You might do better to contact an upholstery shop and see if they will sell you some foam if you need a bunch.


----------



## Kdad (Dec 17, 2015)

I made stand seats out of the same stuff and finally got wise and figured out that any couch, love seat or something similar fit the bill perfectly. If you can find them on c-list for free then you can have more than you can handle. Watch for them out on the curb too and just swipe the cushions if they are throwing it away. Happy hunting!!!


----------



## seeker (Dec 17, 2015)

Costco sells memory foam toppers.

http://www.costco.com/CatalogSearch...ne=30033&keyword=Memory+Foam+Mattress+Toppers


----------



## greg_n_clayton (Dec 18, 2015)

Also, if you find somebody trashing sleeper sofas. The mattresses in them are what you speak of. I put them in my camper. More comfortable than my every nighter !!


----------



## carver (Dec 18, 2015)

There's a guy on Craigslist free has one for nothing in Lawrenceville
Twin foam mattress (Lawrenceville)


----------



## greg_n_clayton (Dec 18, 2015)

Also charity resale places. They can't sale used mattresses don't think. But when box springs are donated, people give them the mattresses too.


----------



## elfiii (Dec 18, 2015)

3ringer said:


> Try asking an upholsterer. There has to be a supplier somewhere.



This ^. They will hook you up.


----------



## Mako22 (Dec 19, 2015)

bubbafowler said:


> Where can I get foam pads about 4-6 inches thick to make custom sized bunks??  Have seen others use it but can't find where they got it.



Keep looking at mattresses at Goodwill till you find one in there made entirely of foam.

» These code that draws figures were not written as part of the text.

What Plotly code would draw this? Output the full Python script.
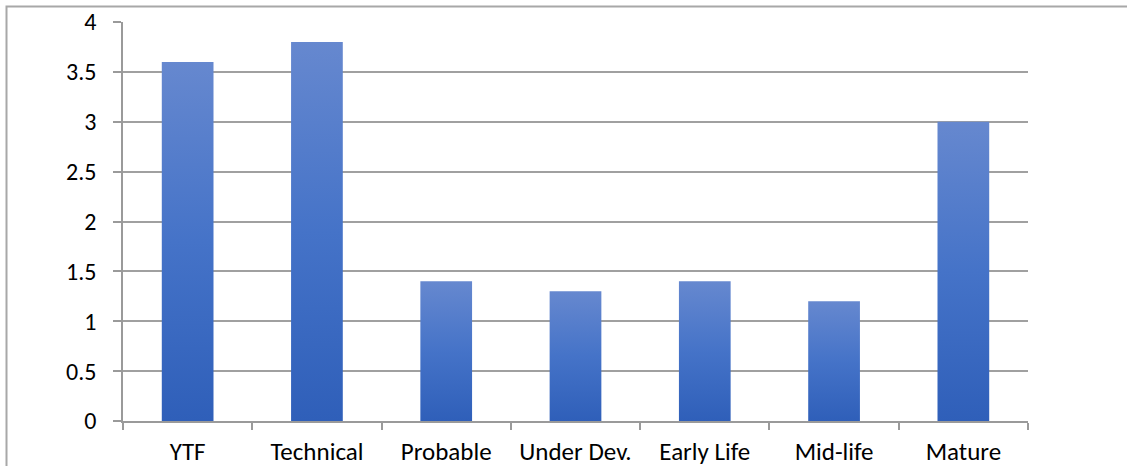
import plotly.graph_objects as go

# Chart data
categories = ["YTF", "Technical", "Probable", "Under Dev.", "Early Life", "Mid-life", "Mature"]
values = [3.6, 3.8, 1.4, 1.3, 1.4, 1.2, 3.0]
y_ticks = [0, 0.5, 1, 1.5, 2, 2.5, 3, 3.5, 4]

BAR_HALF = 0.2
AXIS_GRAY = "#9a9a9a"
FONT = "Carlito, Calibri, Lato, sans-serif"
GRADIENT = [[0.0, "#2f5fb9"], [0.5, "#4573c8"], [1.0, "#6688cf"]]

fig = go.Figure()

# Each bar is a filled polygon so it can carry a vertical gradient
for i, v in enumerate(values):
    fig.add_trace(go.Scatter(
        x=[i - BAR_HALF, i + BAR_HALF, i + BAR_HALF, i - BAR_HALF, i - BAR_HALF],
        y=[0, 0, v, v, 0],
        mode="lines",
        line=dict(width=0, color="rgba(0,0,0,0)"),
        fill="toself",
        fillgradient=dict(type="vertical", colorscale=GRADIENT, start=0, stop=v),
        hoverinfo="skip",
        showlegend=False,
    ))

# Invisible carrier trace for the category label axis
fig.add_trace(go.Scatter(
    x=list(range(len(categories))), y=[0] * len(categories),
    xaxis="x2", mode="markers", marker=dict(opacity=0),
    hoverinfo="skip", showlegend=False,
))

boundaries = [i - 0.5 for i in range(len(categories) + 1)]

fig.update_layout(
    width=1127, height=466,
    margin=dict(l=123, r=99, t=22, b=45),
    paper_bgcolor="white", plot_bgcolor="white",
    font=dict(family=FONT, color="#000000"),
    xaxis=dict(
        range=[-0.5, len(categories) - 0.5],
        tickvals=boundaries, showticklabels=False,
        ticks="outside", ticklen=7, tickwidth=1.5, tickcolor=AXIS_GRAY,
        showline=True, linecolor=AXIS_GRAY, linewidth=1.5,
        showgrid=False, zeroline=False, fixedrange=True, automargin=False,
    ),
    xaxis2=dict(
        overlaying="x", anchor="y", side="bottom",
        range=[-0.5, len(categories) - 0.5],
        tickvals=list(range(len(categories))), ticktext=categories,
        ticks="", showline=False, showgrid=False, zeroline=False,
        tickfont=dict(size=25, family=FONT, color="#000000"),
        ticklabelstandoff=13, automargin=False,
    ),
    yaxis=dict(
        range=[0, 4], tickvals=y_ticks,
        ticks="outside", ticklen=8, tickwidth=1.5, tickcolor=AXIS_GRAY,
        showline=True, linecolor=AXIS_GRAY, linewidth=1.5,
        showgrid=True, gridcolor="#a0a0a0", gridwidth=1.5,
        zeroline=False, automargin=False,
        tickfont=dict(size=24, family=FONT, color="#000000"),
        ticklabelstandoff=12,
    ),
    shapes=[dict(
        type="rect", xref="paper", yref="paper",
        x0=(6.5 - 123) / 905, x1=1.3,
        y0=-0.3, y1=(421 - 6.5) / 399,
        line=dict(color="#a8a8a8", width=2), layer="below",
    )],
)

fig.write_html("out.html")
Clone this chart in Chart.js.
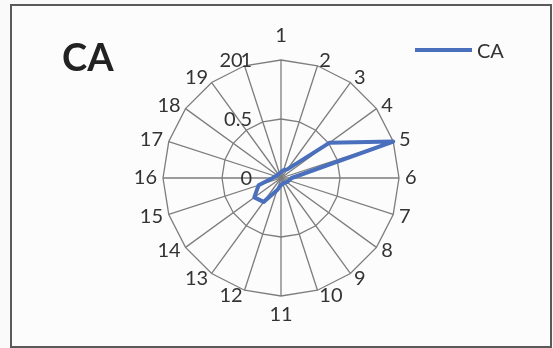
<!DOCTYPE html>
<html>
<head>
<meta charset="utf-8">
<script src="https://cdn.jsdelivr.net/npm/chart.js@4/dist/chart.umd.min.js"></script>
<style>
  html, body { margin: 0; padding: 0; background: #fafafa; }
  #wrap { position: relative; width: 553px; height: 348px; overflow: hidden; }
  #frame { position: absolute; left: 10px; top: 4px; width: 538px; height: 340px;
           border: 2px solid #5a5a5a; background: #fcfcfc; }
  #chart { position: absolute; left: 0; top: 0; }
  #title { position: absolute; left: 62px; top: 37px; font: bold 38px Lato, sans-serif;
           line-height: 1; color: #222; }
  #legend { position: absolute; left: 415px; top: 38px; height: 24px; display: flex; align-items: center;
            font: 20px Lato, sans-serif; color: #333; }
  #legend .swatch { width: 57px; height: 4px; margin-right: 5px; }
</style>
</head>
<body>
<div id="wrap">
  <div id="frame"></div>
  <canvas id="chart" width="553" height="348"></canvas>
  <div id="title">CA</div>
  <div id="legend"><span class="swatch"></span><span class="name"></span></div>
</div>
<script>
// Spokes 1..20 around the radar
const categories = ['1','2','3','4','5','6','7','8','9','10','11','12','13','14','15','16','17','18','19','20'];
// CA series, one value per spoke
const seriesName = 'CA';
const caValues = [0.05, 0.07, 0.09, 0.51, 1.0, 0.09, 0.07, 0.06, 0.05, 0.05,
                  0.06, 0.11, 0.25, 0.28, 0.20, 0.07, 0.05, 0.04, 0.04, 0.04];
// Radial axis ticks
const tickValues = [0, 0.5, 1];
const tickLabels = ['0', '0.5', '1'];

const lineColor = '#4a70bd';
const textColor = '#333333';
const gridColor = '#7d7d7d';
const labelFont = '20px Lato, sans-serif';

document.querySelector('#legend .swatch').style.background = lineColor;
document.querySelector('#legend .name').textContent = seriesName;

// Spoke labels and value labels placed like a spreadsheet radar chart
const radarText = {
  id: 'radarText',
  afterDraw(chart) {
    const s = chart.scales.r;
    const ctx = chart.ctx;
    const R = s.drawingArea;
    ctx.save();
    ctx.font = labelFont;
    ctx.fillStyle = textColor;
    ctx.textBaseline = 'middle';
    chart.data.labels.forEach((lab, i) => {
      const deg = Math.round(s.getIndexAngle(i) * 180 / Math.PI) % 360;
      const p = s.getPointPosition(i, R + 6);
      let y = p.y;
      let align;
      if (deg === 0) { align = 'center'; y -= 18; }
      else if (deg === 180) { align = 'center'; y += 13; }
      else if (deg < 180) { align = 'left'; }
      else { align = 'right'; }
      ctx.textAlign = align;
      ctx.fillText(lab, p.x, y);
    });
    ctx.textAlign = 'right';
    tickValues.forEach((v, i) => {
      const d = s.getDistanceFromCenterForValue(v);
      ctx.fillText(tickLabels[i], s.xCenter - 29, s.yCenter - d + 1);
    });
    ctx.restore();
  }
};

new Chart(document.getElementById('chart'), {
  type: 'radar',
  data: {
    labels: categories,
    datasets: [{
      label: seriesName,
      data: caValues,
      borderColor: lineColor,
      backgroundColor: 'transparent',
      borderWidth: 4,
      borderJoinStyle: 'round',
      fill: false,
      pointRadius: 0,
      pointHoverRadius: 0
    }]
  },
  options: {
    responsive: false,
    animation: false,
    layout: { padding: { left: 131, right: 122, top: 60, bottom: 52 } },
    plugins: { legend: { display: false }, title: { display: false }, tooltip: { enabled: false } },
    scales: {
      r: {
        min: 0,
        max: 1,
        afterBuildTicks: s => { s.ticks = tickValues.map(v => ({ value: v })); },
        ticks: { display: false },
        pointLabels: { display: false },
        grid: { color: gridColor, lineWidth: 1.3, circular: false },
        angleLines: { color: gridColor, lineWidth: 1.3 }
      }
    }
  },
  plugins: [radarText]
});
</script>
</body>
</html>
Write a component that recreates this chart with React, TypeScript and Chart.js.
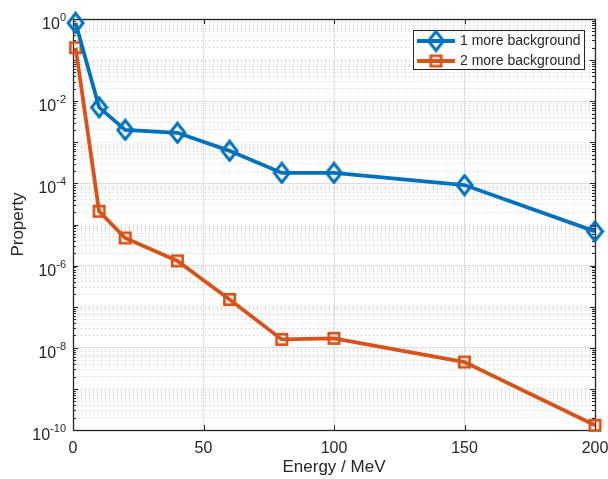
import React, { useEffect, useRef } from 'react';
import { Chart, registerables } from 'chart.js';

Chart.register(...registerables);

// ---- data ----
const energies = [1, 10, 20, 40, 60, 80, 100, 150, 200];
const series1 = [0.8, 7.1e-3, 2.0e-3, 1.7e-3, 6.2e-4, 1.8e-4, 1.8e-4, 9.1e-5, 6.8e-6];
const series2 = [0.2, 2.1e-5, 4.7e-6, 1.3e-6, 1.5e-7, 1.6e-8, 1.7e-8, 4.5e-9, 1.3e-10];
const seriesNames = ['1 more background', '2 more background'];
const xTicks = [0, 50, 100, 150, 200];
const yMajorExponents = [0, -2, -4, -6, -8, -10];
const yLabelBase = '10';
const xTitle = 'Energy / MeV';
const yTitle = 'Property';

const BLUE = '#0072BD';
const ORANGE = '#D95319';
const AXIS = '#262626';
const FONT = '"Liberation Sans", Arial, Helvetica, sans-serif';

function buildYTicks(): number[] {
  const out: number[] = [];
  for (let k = -10; k < 0; k++) {
    for (let m = 1; m <= 9; m++) out.push(parseFloat(`${m}e${k}`));
  }
  out.push(1);
  return out;
}
const yTickValues = buildYTicks();

function isMajorY(v: number) {
  const e = Math.log10(v);
  const r = Math.round(e);
  return Math.abs(e - r) < 1e-9 && r % 2 === 0;
}
function isDecade(v: number) {
  const e = Math.log10(v);
  return Math.abs(e - Math.round(e)) < 1e-9;
}

function makeDiamond(color: string) {
  const c = document.createElement('canvas');
  c.width = 19;
  c.height = 23;
  const g = c.getContext('2d')!;
  g.strokeStyle = color;
  g.lineWidth = 3;
  g.lineJoin = 'miter';
  g.beginPath();
  g.moveTo(9.5, 2);
  g.lineTo(17, 11.5);
  g.lineTo(9.5, 21);
  g.lineTo(2, 11.5);
  g.closePath();
  g.stroke();
  return c;
}
function makeSquare(color: string) {
  const c = document.createElement('canvas');
  c.width = 15;
  c.height = 15;
  const g = c.getContext('2d')!;
  g.strokeStyle = color;
  g.lineWidth = 2.7;
  g.strokeRect(2.3, 2.3, 10.4, 10.4);
  return c;
}

const boxPlugin = {
  id: 'matlabBox',
  beforeDatasetsDraw(chart: any) {
    const { ctx, chartArea, scales } = chart;
    const { left, right, top, bottom } = chartArea;
    const x = scales.x;
    const y = scales.y;
    ctx.save();
    ctx.strokeStyle = AXIS;
    ctx.lineWidth = 1;
    ctx.beginPath();
    y.ticks.forEach((t: any) => {
      const py = Math.round(y.getPixelForValue(t.value)) + 0.5;
      const len = isDecade(t.value) ? 5 : 3;
      ctx.moveTo(left, py);
      ctx.lineTo(left + len, py);
      ctx.moveTo(right, py);
      ctx.lineTo(right - len, py);
    });
    x.ticks.forEach((t: any) => {
      const px = Math.round(x.getPixelForValue(t.value)) + 0.5;
      ctx.moveTo(px, bottom);
      ctx.lineTo(px, bottom - 5);
      ctx.moveTo(px, top);
      ctx.lineTo(px, top + 5);
    });
    ctx.stroke();
    ctx.lineWidth = 1.3;
    ctx.strokeRect(Math.round(left) + 0.5, Math.round(top) + 0.5, Math.round(right - left), Math.round(bottom - top));

    // y tick labels with superscript exponents
    ctx.fillStyle = AXIS;
    ctx.textBaseline = 'alphabetic';
    ctx.textAlign = 'left';
    yMajorExponents.forEach((e) => {
      const py = y.getPixelForValue(Math.pow(10, e));
      const expText = String(e);
      ctx.font = `11px ${FONT}`;
      const wExp = ctx.measureText(expText).width;
      ctx.font = `16px ${FONT}`;
      const wBase = ctx.measureText(yLabelBase).width;
      const xEnd = left - 7;
      ctx.fillText(yLabelBase, xEnd - wExp - wBase, py + 10);
      ctx.font = `11px ${FONT}`;
      ctx.fillText(expText, xEnd - wExp, py + 2);
    });
    ctx.restore();
  },
};

const legendPlugin = {
  id: 'matlabLegend',
  afterDatasetsDraw(chart: any) {
    const { ctx } = chart;
    const bx = 413.5, by = 30.5, bw = 171, bh = 39;
    ctx.save();
    ctx.fillStyle = '#ffffff';
    ctx.fillRect(bx, by, bw, bh);
    ctx.strokeStyle = AXIS;
    ctx.lineWidth = 1;
    ctx.strokeRect(bx, by, bw, bh);
    const rows = [41, 61];
    chart.data.datasets.forEach((ds: any, i: number) => {
      const cy = rows[i];
      ctx.strokeStyle = ds.borderColor;
      ctx.lineWidth = 3.8;
      ctx.beginPath();
      ctx.moveTo(417, cy);
      ctx.lineTo(455, cy);
      ctx.stroke();
      const img = ds.pointStyle as HTMLCanvasElement;
      ctx.drawImage(img, 436 - img.width / 2, cy - img.height / 2);
      ctx.fillStyle = AXIS;
      ctx.font = `14px ${FONT}`;
      ctx.textBaseline = 'middle';
      ctx.textAlign = 'left';
      ctx.fillText(ds.label, 460, cy + 0.5);
    });
    ctx.restore();
  },
};

export default function App() {
  const canvasRef = useRef<HTMLCanvasElement | null>(null);

  useEffect(() => {
    const canvas = canvasRef.current;
    if (!canvas) return;
    const diamond = makeDiamond(BLUE);
    const square = makeSquare(ORANGE);

    const chart = new Chart(canvas, {
      type: 'line',
      data: {
        datasets: [
          {
            label: seriesNames[0],
            data: energies.map((e, i) => ({ x: e, y: series1[i] })),
            borderColor: BLUE,
            borderWidth: 3.8,
            pointStyle: diamond as any,
            pointRadius: 8,
            pointBorderColor: BLUE,
            pointBackgroundColor: 'rgba(0,0,0,0)',
            tension: 0,
            clip: false as any,
          },
          {
            label: seriesNames[1],
            data: energies.map((e, i) => ({ x: e, y: series2[i] })),
            borderColor: ORANGE,
            borderWidth: 3.8,
            pointStyle: square as any,
            pointRadius: 7,
            pointBorderColor: ORANGE,
            pointBackgroundColor: 'rgba(0,0,0,0)',
            tension: 0,
            clip: false as any,
          },
        ],
      },
      options: {
        responsive: false,
        animation: false,
        devicePixelRatio: 1,
        layout: { padding: { left: 0, right: 13, top: 19, bottom: 0 } },
        plugins: {
          legend: { display: false },
          tooltip: { enabled: false },
        },
        scales: {
          x: {
            type: 'linear',
            min: 0,
            max: 200,
            afterFit: (s: any) => {
              s.height = 49;
              s.paddingLeft = 0;
              s.paddingRight = 0;
            },
            afterBuildTicks: (s: any) => {
              s.ticks = xTicks.map((v) => ({ value: v }));
            },
            ticks: {
              autoSkip: false,
              maxRotation: 0,
              padding: 9,
              color: AXIS,
              font: { family: FONT, size: 16 },
            },
            grid: { color: '#dedede', lineWidth: 1, drawTicks: false },
            border: { display: false },
            title: {
              display: true,
              text: xTitle,
              color: AXIS,
              font: { family: FONT, size: 17 },
              padding: { top: 0, bottom: 1 },
            },
          },
          y: {
            type: 'logarithmic',
            min: 1e-10,
            max: 1,
            afterFit: (s: any) => {
              s.width = 73;
              s.paddingTop = 0;
              s.paddingBottom = 0;
            },
            afterBuildTicks: (s: any) => {
              s.ticks = yTickValues.map((v) => ({ value: v }));
            },
            ticks: {
              display: false,
              autoSkip: false,
            },
            grid: {
              drawTicks: false,
              lineWidth: 1,
              color: (c: any) => (c.tick && isMajorY(c.tick.value) ? '#dedede' : 'rgba(0,0,0,0.2)'),
            },
            border: {
              display: false,
              dash: (c: any) => (c.tick && !isMajorY(c.tick.value) ? [1, 3] : []),
            },
            title: {
              display: true,
              text: yTitle,
              color: AXIS,
              font: { family: FONT, size: 17 },
              padding: { top: 8, bottom: 0 },
            },
          },
        },
      },
      plugins: [boxPlugin, legendPlugin],
    });

    return () => chart.destroy();
  }, []);

  return (
    <div style={{ position: 'absolute', left: 0, top: 0, width: 608, height: 479, background: '#fff' }}>
      <canvas ref={canvasRef} width={608} height={479} style={{ display: 'block', width: 608, height: 479 }} />
    </div>
  );
}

Then give Goodwill the $30-40 they want for it and cut it open, makes several camp mattresses. I actually found mine on the side of the road, took it home sprayed it down with Lysol and let it sit in the sun on the deck of my boat for a few days. My wife cut the layers of waffle foam to fit and made custom covers out of fabric she keeps around.


----------



## lagrangedave (Dec 19, 2015)

Elite foam Newnan Georgia, ask for Pete.


----------



## 7Mag Hunter (Dec 21, 2015)

Stroker said:


> Fabric or craft stores. The good stuff ain't cheap, around $80-100 for a adult size sleeping pad.




X-2----Or Google/search for high density
foam....LOTS of sources to purchase foam
on-line.....just be sure to get green HD
foam....cheap tan foam will not hold up
past 2-3 years.....


----------



## KKrueger (Dec 21, 2015)

We get ads from a place called Ollies Outlet.  Finally saw one in gwinnett last week. In the back corner of the store they had them in various sizes and thickness. Not sure where all they have stores, but this is the interwebs. Quick search should find em.


----------



## 660griz (Dec 22, 2015)

I found brand new foam mattresses on sale at a place in Newnan. $99 for a full size. About 6" thick. They worked great.


----------



## LTZ25 (Dec 23, 2015)

I got mine at Walmart . Com , got a 12 inch and a 4 inch on same bed , it's so comfy it hard to get out and go fishing . Only need a 12 inch.


----------